There doesn’t need to be a many new characters. If the show is actually referencing its title, Frank’s entire life will eventually crumble down around him. The House of Cards will fall down. The new characters are certainly important, but all of the plotlines that have been circulating around for the past four seasons are merging together and it is returning characters that will make that happen.

Season 4 worked so well because all of the storylines this time around weaved into each other. I think a little too much time was spent exploring Claire in Texas with her mother, but it was important to the large scheme at play. Any time spent away from Frank and Claire has had a consequence elsewhere whereas some storylines in other seasons were not only uninteresting, but took away from the main focus. I never felt distracted in season 4. There was always a reason to see another character. For example, Lucas is released from jail unbeknownst to anyone in the White House. He flies under the radar and is able to get ahold of a car despite the terms of his release from prison. Lucas being released in turn leads to Dunbar bowing out of the race which in turn leads to the story being published by the time the season finishes up. The ramifications of one action might not be seen until much later on, but they are always important. All the focus on Claire and Frank being in discord at the beginning makes their reconciliation and scheming that much better later on and leads to the gripping fourth wall finale. The scenes with Claire’s mother finally give the audience some insight into her thought process which not many people are privy too. She was neglected by her mother, and I couldn’t help but wonder if their strained relationship played a part in her decision to not have kids at all.


In line with the season’s storylines weaving into each other, my favorite aspect by far was that plotlines from previous seasons finally came to fruition this season. Lucas was arrested because he got too close to the truth, and I quickly forgot about him. Then, he reappears this season and ends up playing a huge role even though his screen time is incredibly limited. Frank schemes Walker’s impeachment behind the scenes, and then Tom Hammerschmidt comes along and feeds off Walker’s resentment to write the story. The same goes for Jackie and Remy. Their affair is used as black mail to support the legislation Claire is pushing through. Then they disappear for a few episodes only to reappear later as the story materializes. It is that which I admire about the show. It is clearly the story about the rise of two corrupt people, but in many ways it is also an ensemble cast where someone can play a pivotal role and then disappear for a bit and the story always moves along because of the strength of the two leads.

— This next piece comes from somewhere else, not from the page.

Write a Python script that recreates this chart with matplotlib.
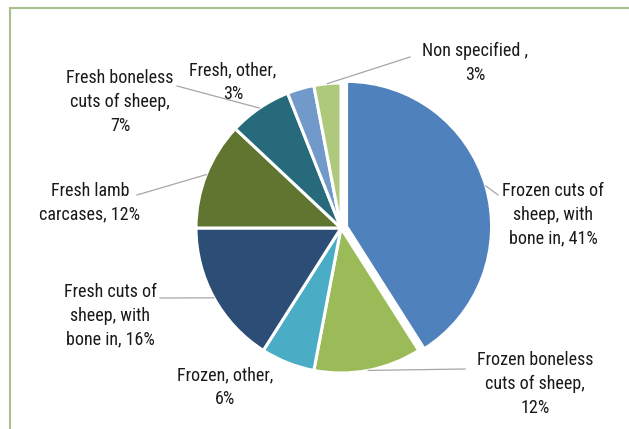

Season 4 ends with a lot of story threads being open-ended. The story may or may not have significant fallout. Claire and Frank now have a lot of different enemies to deal with. The election has still not happened and the Conways are still a formidable threat. Then, there is also the storyline with Doug which I can’t help but feel will somehow become incredibly important. Season 5 will have many questions to answer without its lead writer. Will the show begin to suffer as a result? It’s difficult to judge one person’s contribution until he or she has left so we will find out in a year’s time.